O.C. troupe stages a fundraising coup
Through the incentive of a dollar-for-dollar matching gift, Chance Theater has been able to meet its capital campaign goal of $890,000, the Anaheim Hills theater company announced at its annual gala.
by Eric Marchese
At the Aug. 29 event, Managing Director Casey Long said that, having raised $790,000 as of this past spring, “we still had $100,000 to go, so several donors stepped up and issued a $50,000 challenge gift.”
The matching gift, dubbed the “Final Encore” of the capital campaign, meant that every dollar raised through Nov. 1 would be matched by a second dollar, effectively doubling all donations.
Long said the donors of the matching gift funds – Wylie and Bette Aitken, Larry and Sophie Cripe, Mary Kay Fyda-Mar, and Tod and Linda White – “had been major supporters all along.”
“We had some amazing people step up during this final phase of the campaign,” Long said in a telephone interview. Donors, he said, included “people who adopted chairs, people who gave us cash while at the theater, people who mailed in checks.”
Gradually, he said, “the amount kept growing, and it was really great seeing people step up.” Donations ranged from 5- or 10-dollar bills dropped into a contribution box in the lobby to sizable checks.

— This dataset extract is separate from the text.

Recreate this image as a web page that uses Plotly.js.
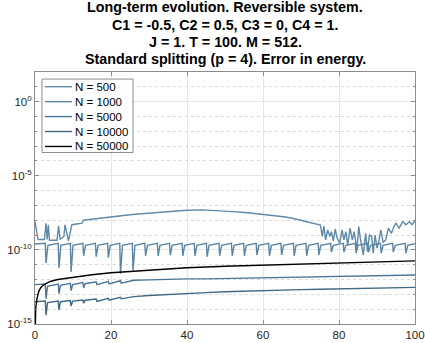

Perhaps the biggest announcement at the gala, though, was the revelation that the Cripes had donated $100,000 – and that in honor of this, Chance Theater’s main stage is henceforth to be called The Cripe Stage.
Long later clarified that the Cripes’ donation of $100,000 wasn’t a one-time gift, but rather an accumulation of many smaller gifts given repeatedly during the course of the entire capital campaign, stretching back to its inception in early 2013. Some of those amounts, Long noted, were given anonymously.
The renaming of a performance space to honor the financial support of major donors is, of course, a tradition in the world of theater – and not the first time it had been invoked by Chance.
The opening of the company’s new space in January 2014 brought with it the news that once unveiled, the all-new, lighted marquee over the front door would read “Chance Theater @ the Bette Aitken Theater Arts Center” in honor of the $250,000 gift of Bette Aitken and husband Wylie.
At the height of the gala, the Cripes took to the podium to say a few words, all to thunderous applause. Earlier in the evening, before the news had been announced, Larry Cripe elicited hearty laughs in his role as the dodgy mayor of “Chance City” and his straight-arrow police detective twin brother in a comical murder mystery staged for the gala’s guests.
Nearly lost in the shuffle of the excitement over the capital goal being met was the news, also announced during the gala, that Chance has two new board members in Robert Berman and Rachelle Menaker.
Long said the capital campaign being completed with more than two months to spare “takes a major load off the shoulders of the staff and board where we can stop worrying about paying for the building and go back to doing what we do – creating art.”